Regarding the edits made to the grievance section of the Declaration, Jefferson initially indicted King George III as an emancipator of the enslaved. Jefferson stated:
“He has waged cruel war against human nature itself, violating its most sacred rights of life and liberty in the persons of a distant people who never offended him, captivating and carrying them into slavery in another hemisphere, or to incur miserable death in their transportation thither. This piratical warfare, the opprobrium of infidel powers, is the warfare of the Christian King of Great Britain. Determined to keep open a market where men should be bought and sold, he has prostituted his negative for suppressing evert legislative attempt to prohibit or to restrain this execrable commerce. And that this assemblage of horrors might want no fact of distinguished die, he is now exciting those very people to rise in arms among us and to purchase that liberty of which he has deprived them by murdering the people on whom he has obtruded them; thus paying of former crimes committed against the Liberties of one people, with crimes which he urges them to commit against the lives of another.”
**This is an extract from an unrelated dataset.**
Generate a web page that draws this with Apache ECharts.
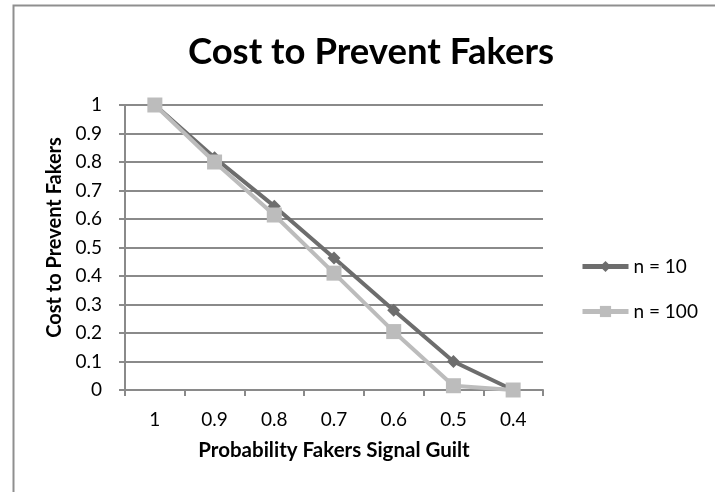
<!DOCTYPE html>
<html><head><meta charset="utf-8">
<script src="https://cdn.jsdelivr.net/npm/echarts@6/dist/echarts.min.js"></script>
<style>html,body{margin:0;padding:0;background:#fff}#c{width:715px;height:492px}</style>
</head><body><div id="c"></div>
<script>
const categories = ['1', '0.9', '0.8', '0.7', '0.6', '0.5', '0.4'];
const n10 = [1, 0.815, 0.645, 0.463, 0.28, 0.10, 0.0];
const n100 = [1, 0.80, 0.614, 0.41, 0.205, 0.015, 0.0];
const seriesNames = ['n = 10', 'n = 100'];
const FONT = 'Lato';

const chart = echarts.init(document.getElementById('c'), null, {renderer: 'canvas'});
chart.setOption({
  animation: false,
  backgroundColor: '#fff',
  textStyle: {fontFamily: FONT},
  graphic: [{
    type: 'rect', left: 11, top: 3, silent: true,
    shape: {x: 0, y: 0, width: 800, height: 600},
    style: {fill: 'none', stroke: '#8f8f8f', lineWidth: 2}
  }],
  title: {
    text: 'Cost to Prevent Fakers', left: 366, top: 29, textAlign: 'center',
    textStyle: {fontFamily: FONT, fontSize: 36.5, fontWeight: 'bold', color: '#000'}
  },
  legend: {
    orient: 'vertical', left: 575, top: 252, itemGap: 26,
    itemWidth: 46, itemHeight: 14,
    lineStyle: {width: 5},
    textStyle: {fontFamily: FONT, fontSize: 19, color: '#000'},
    data: seriesNames
  },
  grid: {left: 125, right: 172, top: 105, bottom: 102, containLabel: false},
  xAxis: {
    type: 'category', data: categories, boundaryGap: true,
    name: 'Probability Fakers Signal Guilt', nameLocation: 'middle', nameGap: 50,
    nameTextStyle: {fontFamily: FONT, fontSize: 20.5, fontWeight: 'bold', color: '#000'},
    axisLine: {lineStyle: {color: '#8a8a8a', width: 2}},
    axisTick: {show: true, length: 6, lineStyle: {color: '#8a8a8a', width: 2}},
    axisLabel: {fontFamily: FONT, fontSize: 19, color: '#000', margin: 20}
  },
  yAxis: {
    type: 'value', min: 0, max: 1, interval: 0.1,
    name: 'Cost to Prevent Fakers', nameLocation: 'middle', nameGap: 60, nameRotate: 90,
    nameTextStyle: {fontFamily: FONT, fontSize: 20, fontWeight: 'bold', color: '#000', padding: [0, 0, 0, 20]},
    axisLine: {show: true, lineStyle: {color: '#8a8a8a', width: 2}},
    axisTick: {show: true, length: 6, lineStyle: {color: '#8a8a8a', width: 2}},
    axisLabel: {fontFamily: FONT, fontSize: 19, color: '#000', margin: 23,
      formatter: v => String(Math.round(v * 10) / 10)},
    splitLine: {show: true, lineStyle: {color: '#8a8a8a', width: 2}}
  },
  series: [
    {name: seriesNames[0], type: 'line', data: n10, symbol: 'diamond', symbolSize: 13,
     lineStyle: {color: '#6d6d6d', width: 4}, itemStyle: {color: '#6d6d6d'}, z: 2},
    {name: seriesNames[1], type: 'line', data: n100, symbol: 'rect', symbolSize: 15,
     lineStyle: {color: '#bcbcbc', width: 4}, itemStyle: {color: '#bcbcbc'}, z: 3}
  ]
});
</script></body></html>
Jefferson’s indictment of King George III was removed at the last minute due to objections from delegates from South Carolina and Georgia, as well as other representatives who were economically dependent on slavery and the slave trade. Jefferson was blaming the King, rather than himself and his fellow slave-holding Patriots, for imposing black bondage on unwilling white colonists.
Jefferson’s indictment, marked by gross deception, persuasively documents his fear regarding Parliament’s Declaratory Act of 1766 and the British imperial government’s Southern Strategy of emancipating enslaved black colonials, led by Virginia’s Governor Lord John Murray Dunmore.
Slavery was the catalyst for organizing America’s thirteen colonies, not a rising democratic spirit. However, the Founding Generation in the slave-holding colonies knew that the privileged class’s discomfort with the British imperial government’s hands-on governance that delivered them riches was a problematic rallying cry to mobilize the masses near the point of rebellion.